Anxious Minds and Their Crippling Struggles


Brayden Nieder

Photo Courtesy of: Robyn Nieder

Looks away from dinner nauseous. It’s a normal meal, so why? Flees to the bathroom. An unknown pain. Stomach, sweat, puke sensation. But it’s mental too. Spinning, ringing, lost. Sits, wanting only relief. This crushing anxiety attack will change the rest of Brayden Nieder’s life.

Dr. Brian Wise MD, a professional psychiatrist, is someone who helps people that struggle with depression, anxiety, and anger. 

“We can help patients understand their emotions better and learn ways to manage them better,” said Wise.

Being Brayden’s doctor, Dr. Wise has helped him over the years in multiple ways, including giving him strategies to lessen the tight grip of anxiety.

“Focus on the basics,”said Wise. “Get good sleep, have some outlet for exercise.”

Spending time with family and friends, mindfulness activities and taking supplements or vitamins to help one sleep can also be beneficial. If these things do not significantly lessen the anxiety, it can be crucial to get one on medication to help balance the chemicals that are off-balance in the brain.

“A really good dividing line between being anxious and having an anxious disorder is if the symptoms one is experiencing are causing a lot of dysfunction in their life,” said Wise. 

Brayden’s mother, Robyn, saw this dysfunction immediately in Brayden and quickly took action.

“He wasn’t watching television, couldn’t get him into games, he wasn’t doing anything that he normally would do,”  she said.

Robyn was terrified when she saw Brayden hyperventilating and crying. He essentially said that he felt so terrible, he didn’t want to be alive. 

She recalls him being immobilized and begging for anything to make him feel better. She quickly told her husband to contact their psychiatrist.

“I just said to my husband, you have to text him. Text him, call him, get him on the phone. We need help immediately. I didn’t know what else to do,” Robyn said.

After a few days of low-dose medication, Robyn noticed the beginning of a transformation. She recalls it taking almost two full weeks before Brayden was back to normal.

“It’s sort of like a dimmer switch on a light – it’s not like you just flip it on,” Robyn said. “[It’s] not like taking Tylenol when you have a headache.” 

Anxiety, however, doesn’t always just go away.

In Brayden’s case, he had another anxiety attack two years later and is still medicated to this day. It is something that he will have to live with and learn from for the rest of his life. 

“[Anxiety] is a very manageable health issue (…) as long as there’s awareness and communication,” Robyn said. 

Brayden is not the only one in the Nieder family to have anxiety. In fact, his father, Brian, also had an intense anxiety period.

“The days were incredibly long, and the idea of even just getting through the day instilled great fear in me,” Brian said. “I recall everyday chores that I had done previously very willingly and very efficiently became like giant elephants.”

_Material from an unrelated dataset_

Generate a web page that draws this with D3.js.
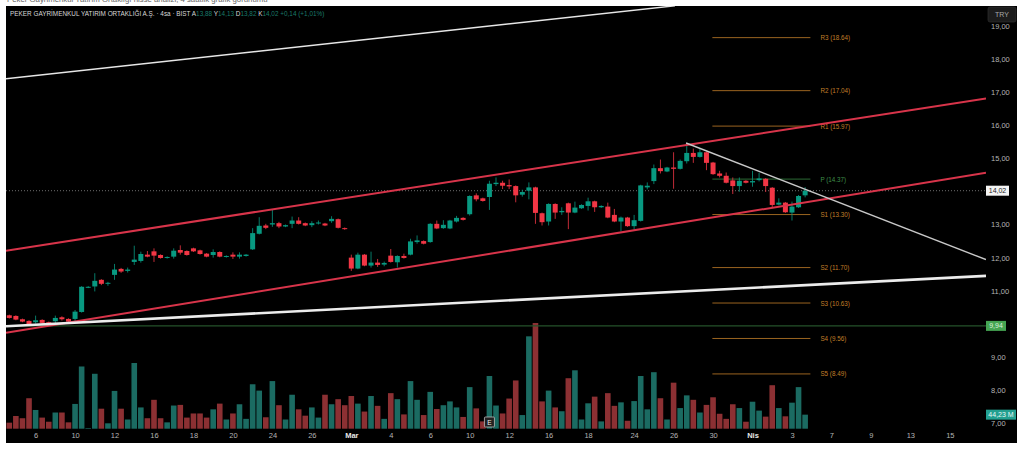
<!DOCTYPE html>
<html>
<head>
<meta charset="utf-8">
<script src="https://cdn.jsdelivr.net/npm/d3@7"></script>
<style>
  html, body { margin: 0; padding: 0; background: #fff; }
  svg { display: block; font-family: "Liberation Sans", "DejaVu Sans", sans-serif; }
</style>
</head>
<body>
<div id="chart"></div>
<script>
// 4 saatlik mumlar, soldan saga
const opens = [10.26,10.24,10.14,10.09,10.05,10.12,10.05,10.08,10.20,10.15,10.15,10.36,11.10,11.13,11.33,11.21,11.48,11.66,11.60,11.87,11.90,12.09,12.19,12.08,11.99,12.03,12.23,12.20,12.28,12.22,12.12,12.08,12.17,12.02,12.09,12.03,12.05,12.25,12.72,12.97,13.00,13.04,12.94,13.02,13.12,13.04,12.98,13.03,13.03,13.10,13.16,12.89,12.00,11.67,12.09,11.76,11.85,11.79,12.06,11.86,12.05,12.09,12.47,12.50,12.47,13.02,12.89,12.88,13.09,13.20,13.31,13.88,13.79,13.83,14.22,14.26,14.19,14.16,13.90,14.02,14.12,13.34,13.09,13.62,13.37,13.64,13.36,13.49,13.56,13.70,13.52,13.54,13.29,13.09,13.21,12.95,13.11,14.12,14.31,14.70,14.60,14.72,14.68,14.91,15.16,15.04,15.18,14.87,14.54,14.47,14.33,14.16,14.32,14.27,14.34,14.38,14.11,13.60,13.66,13.36,13.52,13.88];
const highs = [10.28,10.26,10.16,10.11,10.25,10.14,10.07,10.25,10.23,10.17,10.42,11.14,11.14,11.53,11.35,11.27,11.81,11.69,11.70,12.36,12.18,12.20,12.28,12.10,12.04,12.28,12.37,12.22,12.30,12.24,12.14,12.25,12.19,12.07,12.16,12.16,12.11,12.89,13.22,13.02,13.44,13.08,13.00,13.24,13.22,13.06,13.10,13.12,13.05,13.25,13.18,12.91,12.09,12.15,12.11,12.18,11.96,11.88,12.26,12.07,12.12,12.57,12.67,12.52,13.04,13.12,13.13,13.14,13.26,13.22,13.88,13.94,13.81,14.32,14.42,14.32,14.36,14.18,14.05,14.27,14.14,13.36,13.64,13.64,13.52,13.66,13.69,13.61,13.81,13.72,13.58,13.66,13.47,13.24,13.23,13.29,14.20,14.27,14.81,14.96,14.74,15.18,14.96,15.46,15.29,15.29,15.20,14.89,14.62,14.57,14.42,14.42,14.34,14.62,14.56,14.40,14.13,13.79,13.68,13.69,13.89,14.13];
const lows = [10.16,10.11,10.05,9.96,10.01,10.01,9.97,10.00,10.10,10.03,10.05,10.34,11.08,10.98,11.17,11.15,11.33,11.54,11.55,11.78,11.85,12.01,11.87,11.97,11.97,11.97,12.09,12.06,12.17,12.09,12.01,12.00,12.01,12.00,11.96,11.97,12.03,12.23,12.70,12.86,12.93,12.89,12.92,12.89,13.00,12.95,12.92,13.00,12.95,13.05,12.88,12.84,11.60,11.65,11.74,11.70,11.72,11.74,11.85,11.70,11.97,12.07,12.42,12.40,12.45,12.86,12.87,12.86,13.06,13.12,13.27,13.70,13.69,13.44,14.16,14.07,14.07,13.67,13.84,13.76,13.02,12.97,12.97,13.17,13.29,12.86,13.34,13.47,13.42,13.38,13.50,13.19,13.07,12.79,12.93,12.84,13.09,14.06,14.22,14.54,14.58,14.08,14.66,14.84,14.86,15.02,14.64,14.50,14.42,14.24,13.92,13.99,14.24,14.14,14.30,13.98,13.52,13.58,13.35,13.12,13.50,13.82];
const closes = [10.18,10.13,10.07,9.98,10.11,10.03,9.99,10.18,10.14,10.07,10.37,11.12,11.12,11.30,11.21,11.24,11.64,11.58,11.64,11.94,12.11,12.03,12.06,11.99,12.02,12.21,12.15,12.08,12.19,12.11,12.03,12.17,12.03,12.05,12.03,12.09,12.09,12.74,12.96,12.90,13.04,12.94,12.98,13.12,13.02,12.97,13.04,13.06,12.97,13.17,12.90,12.86,11.67,12.09,11.76,11.85,11.78,11.84,11.87,12.05,11.99,12.49,12.52,12.42,13.02,12.88,12.99,13.12,13.20,13.14,13.86,13.76,13.71,14.23,14.26,14.17,14.15,13.88,13.98,14.12,13.35,13.07,13.62,13.36,13.41,13.36,13.51,13.59,13.70,13.52,13.56,13.21,13.09,13.21,12.95,13.13,14.18,14.17,14.70,14.61,14.72,14.68,14.92,15.16,15.04,15.18,14.86,14.52,14.47,14.26,14.16,14.32,14.26,14.31,14.39,14.16,13.59,13.66,13.37,13.54,13.86,14.02];
// hacim, milyon lot
const volumes = [19,40,33,96,59,35,22,51,51,20,78,196,2,173,63,17,119,63,29,207,67,33,91,33,20,73,75,35,48,48,35,61,79,29,48,77,31,140,120,36,150,74,29,107,61,41,67,35,107,77,93,74,103,79,54,103,72,31,112,93,45,150,91,43,116,62,74,86,67,37,131,64,23,166,73,48,95,152,43,291,333,86,120,67,55,159,184,29,80,101,23,112,72,83,25,87,166,61,178,96,29,145,65,105,91,51,75,99,47,31,77,65,22,85,57,38,137,65,39,82,131,44.23];

// 10 ve 14 etiketleri fiyat kutularinin altinda kaliyor
const priceTicks = [7,8,9,11,12,13,15,16,17,18,19];
const timeTickBars = [4,10,16,22,28,34,40,46,52,58,64,70,76,82,88,95,101,107,113,119,125,131,137,143];
const timeTickLabels = ["6","10","12","16","18","20","24","26","Mar","4","6","10","12","16","18","24","26","30","Nis","3","7","9","13","15"];
const boldTimeLabels = ["Mar","Nis"];

// pivot seviyeleri
const pivotNames = ["R3","R2","R1","P","S1","S2","S3","S4","S5"];
const pivotValues = [18.64,17.04,15.97,14.37,13.30,11.70,10.63,9.56,8.49];
const pivotStartBar = 106.9, pivotEndBar = 121.8;

// cizilen trend cizgileri: [bar, fiyat, bar, fiyat]
const redChannel = [[-0.5,12.21,148.5,16.80],[-0.5,9.73,148.5,14.56]];
const whiteThin = [-0.5,17.40,101.2,19.60];
const whiteThick = [-0.5,9.93,148.5,11.45];
const grayTrend = [102.9,15.46,148.5,11.94];

const supportLevel = 9.94;
const lastPrice = 14.02;
const lastVolume = 44.23;
const earningsBar = 73;

const width = 1024, height = 450;
const panel = { left: 6, top: 6, right: 1017, bottom: 443 };
const plotRight = 986;

const upColor = "#089981", downColor = "#f23645";
const upVolColor = "#1b6b62", downVolColor = "#8c3033";
const axisTextColor = "#b4b4b4";

const x = d3.scaleLinear().domain([-0.5, 148.5]).range([panel.left, plotRight]);
const y = d3.scaleLinear().domain([7, 19]).range([423.3, 25.7]);
const volY = d3.scaleLinear().domain([0, 333]).range([428.7, 323]);

const fmt = d3.format(".2f");
const comma = v => fmt(v).replace(".", ",");

const svg = d3.select("#chart").append("svg")
    .attr("width", width)
    .attr("height", height);

svg.append("rect")
    .attr("x", panel.left)
    .attr("y", panel.top)
    .attr("width", panel.right - panel.left)
    .attr("height", panel.bottom - panel.top)
    .style("fill", "#000");

svg.append("clipPath").attr("id", "plotClip")
    .append("rect")
    .attr("x", panel.left)
    .attr("y", panel.top)
    .attr("width", plotRight - panel.left)
    .attr("height", panel.bottom - panel.top);

const plot = svg.append("g").attr("clip-path", "url(#plotClip)");

// ust kirpilmis baslik satiri
svg.append("clipPath").attr("id", "topClip")
    .append("rect").attr("x", 0).attr("y", 0).attr("width", width).attr("height", 4);
svg.append("text")
    .attr("clip-path", "url(#topClip)")
    .attr("x", 7)
    .attr("y", 2)
    .style("font-size", "7.8px")
    .style("fill", "#666")
    .text("Peker Gayrimenkul Yatırım Ortaklığı hisse analizi, 4 saatlik grafik görünümü");

// hacim barlari
const barW = 5.6;
plot.selectAll("rect.vol")
    .data(volumes)
    .enter().append("rect")
    .attr("class", "vol")
    .attr("x", (d, i) => x(i) - barW / 2)
    .attr("y", d => volY(d))
    .attr("width", barW)
    .attr("height", d => volY(0) - volY(d))
    .style("fill", (d, i) => closes[i] >= opens[i] ? upVolColor : downVolColor);

// destek cizgisi ve son fiyat
plot.append("line")
    .attr("x1", panel.left).attr("x2", plotRight)
    .attr("y1", y(supportLevel)).attr("y2", y(supportLevel))
    .style("stroke", "#24522a")
    .style("stroke-width", "1.2px");

plot.append("line")
    .attr("x1", panel.left).attr("x2", plotRight)
    .attr("y1", y(lastPrice)).attr("y2", y(lastPrice))
    .style("stroke", "#8a8a8a")
    .style("stroke-width", "0.8px")
    .style("stroke-dasharray", "1,2");

// pivotlar
pivotNames.forEach((name, i) => {
    const col = name == "P" ? "#2c6b35" : "#9a6420";
    plot.append("line")
        .attr("x1", x(pivotStartBar)).attr("x2", x(pivotEndBar))
        .attr("y1", y(pivotValues[i])).attr("y2", y(pivotValues[i]))
        .style("stroke", col)
        .style("stroke-width", "1px");
    plot.append("text")
        .attr("x", x(pivotEndBar) + 10)
        .attr("y", y(pivotValues[i]) + 2.5)
        .style("font-size", "6.3px")
        .style("fill", name == "P" ? "#3f8f4a" : "#c07f28")
        .text(name + " (" + fmt(pivotValues[i]) + ")");
});

// mumlar
const candleW = 5;
plot.selectAll("line.wick")
    .data(opens)
    .enter().append("line")
    .attr("class", "wick")
    .attr("x1", (d, i) => x(i)).attr("x2", (d, i) => x(i))
    .attr("y1", (d, i) => y(highs[i]))
    .attr("y2", (d, i) => y(lows[i]))
    .style("stroke", (d, i) => closes[i] >= d ? upColor : downColor)
    .style("stroke-width", "0.8px");

plot.selectAll("rect.body")
    .data(opens)
    .enter().append("rect")
    .attr("class", "body")
    .attr("x", (d, i) => x(i) - candleW / 2)
    .attr("y", (d, i) => y(Math.max(d, closes[i])))
    .attr("width", candleW)
    .attr("height", (d, i) => Math.max(1, Math.abs(y(d) - y(closes[i]))))
    .style("fill", (d, i) => closes[i] >= d ? upColor : downColor);

// trend cizgileri
function drawTrend(t, color, w) {
    plot.append("line")
        .attr("x1", x(t[0])).attr("y1", y(t[1]))
        .attr("x2", x(t[2])).attr("y2", y(t[3]))
        .style("stroke", color)
        .style("stroke-width", w + "px");
}
redChannel.forEach(t => drawTrend(t, "#d8344a", 2));
drawTrend(whiteThin, "#e6e6e6", 1.5);
drawTrend(whiteThick, "#ececec", 2.6);
drawTrend(grayTrend, "#c8c8c8", 1.4);

// eksenler
const yAxis = svg.append("g")
    .attr("transform", "translate(" + plotRight + ",0)")
    .call(d3.axisRight(y).tickValues(priceTicks).tickSize(0).tickPadding(5).tickFormat(comma));
yAxis.select(".domain").remove();
yAxis.selectAll("text")
    .style("font-family", '"Liberation Sans", sans-serif')
    .style("font-size", "7.5px")
    .style("fill", axisTextColor);

const xAxis = svg.append("g")
    .attr("transform", "translate(0,431)")
    .call(d3.axisBottom(x).tickValues(timeTickBars).tickSize(0).tickPadding(2)
        .tickFormat((d, i) => timeTickLabels[i]));
xAxis.select(".domain").remove();
xAxis.selectAll("text")
    .style("font-family", '"Liberation Sans", sans-serif')
    .style("font-size", "7.5px")
    .style("font-weight", (d, i) => boldTimeLabels.includes(timeTickLabels[i]) ? "bold" : "normal")
    .style("fill", (d, i) => boldTimeLabels.includes(timeTickLabels[i]) ? "#e8e8e8" : axisTextColor);

// fiyat etiketleri
function priceTag(yPos, w, label, fill, textFill) {
    svg.append("rect")
        .attr("x", plotRight)
        .attr("y", yPos - 5)
        .attr("width", w)
        .attr("height", 10)
        .style("fill", fill);
    svg.append("text")
        .attr("x", plotRight + w / 2)
        .attr("y", yPos + 2.5)
        .attr("text-anchor", "middle")
        .style("font-size", "7px")
        .style("fill", textFill)
        .text(label);
}
priceTag(y(lastPrice), 23, comma(lastPrice), "#f4f4f4", "#222");
priceTag(y(supportLevel), 20, comma(supportLevel), "#45a452", "#d8f0da");
priceTag(volY(lastVolume), 30, comma(lastVolume) + " M", "#22a090", "#e6f7f4");

// para birimi kutusu
svg.append("rect")
    .attr("x", 988).attr("y", 7)
    .attr("width", 28).attr("height", 15)
    .attr("rx", 2)
    .style("fill", "#1c1c1c")
    .style("stroke", "#2e2e2e")
    .style("stroke-width", "0.7px");
svg.append("text")
    .attr("x", 1002).attr("y", 17)
    .attr("text-anchor", "middle")
    .style("font-size", "7px")
    .style("fill", "#a8a8a8")
    .text("TRY");

// E rozeti
svg.append("rect")
    .attr("x", x(earningsBar) - 5).attr("y", 417)
    .attr("width", 10).attr("height", 10)
    .attr("rx", 1)
    .style("fill", "#222")
    .style("stroke", "#bbb")
    .style("stroke-width", "0.8px");
svg.append("text")
    .attr("x", x(earningsBar)).attr("y", 424.5)
    .attr("text-anchor", "middle")
    .style("font-size", "6.5px")
    .style("fill", "#eee")
    .text("E");

// baslik
const header = svg.append("text")
    .attr("x", 10)
    .attr("y", 16)
    .style("font-size", "6.4px")
    .style("fill", "#d8d8d8");
header.append("tspan").text("PEKER GAYRİMENKUL YATIRIM ORTAKLIĞI A.Ş. · 4sa · BIST  A");
[["13,88"," Y"],["14,13"," D"],["13,82"," K"],["14,02"," "]].forEach(p => {
    header.append("tspan").style("fill", "#1a7a6a").text(p[0]);
    header.append("tspan").text(p[1]);
});
header.append("tspan").style("fill", "#1a7a6a").text(" +0,14 (+1,01%)");
</script>
</body>
</html>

Mr. Nieder spent multiple months in a program focusing on cognitive behavioral therapy. His previous work schedule was partially relinquished and replaced with a job that involved more human interaction. With his experiences, he was able to help his son Brayden when anxiety slapped him in the face.

“I was not dismissive of his claims or uncompassionate as I may have otherwise been had I not known what it was like to go through this type of anxiety,” Brian said.

In both cases, these two got through with medication and support from their family. Brian still has a sticky note on his desk at home, a reminder of the family that stands behind him.

“Reminders of we love you, we have faith in you and we are here for you (…) certainly went a long way,” Brian said.

The Nieder family love and care about each other. Being there for one another and proactivity has gone a long way for them. Now they have the important resources they need if intense anxiety is to resurface again.

“Everybody should have the opportunity to feel at peace,” Wise said.